## Abstract

The form of the exact solution for the diffraction of a two-dimensional plane harmonic wave by a semi-infinite plate of thickness d is found. The solution involves constants which satisfy an infinite set of equations, and these equations are solved when d is small compared with the wave-length. It is shown that, in the neighbourhood of the shadow, the field is that of a single semi-infinite plane occupying the nearer face of the plate, whatever d, if terms of O(R$^{-\frac{1}{2}}$) are neglected, R being the distance of the point of observation from the edge. It is further shown that, when d is less than wave-length/10, the plate behaves as a semi-infinite waveguide whose sides project beyond the end of the plate by an amount 0$\cdot $11d together with, when the plane of polarization of the incident wave is perpendicular to the plate, a two-dimensional magnetic dipole at the end of the guide. When terms of O(kd) can be neglected, it appears from this result and Hanson's (1930) work on a plate with a cycloidal end that the exact shape of the end of the plate is of no importance; the plate behaves as a semi-infinite wave-guide. The extension of the theory to the diffraction by a thick plate of finite length is briefly discussed. The theory is also extended to incident scalar waves whose direction of propagation does not lie in the plane perpendicular to the plate and, from this, the field due to an incident electromagnetic wave is deduced.
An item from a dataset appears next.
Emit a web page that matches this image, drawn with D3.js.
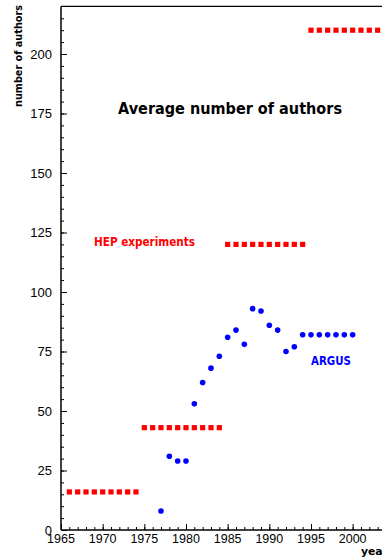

It is found that, for all values of d, the diffracted electromagnetic wave at any point is effectively travelling along a cone of semi-angle $\theta _{0}$ and axis the nearer edge, where $\theta _{0}$ is the angle between the edge and the direction of propagation of the incident wave. When d is small compared with the wave-length the plate acts as two parallel planes together with a line of magnetic dipoles at the end of the planes.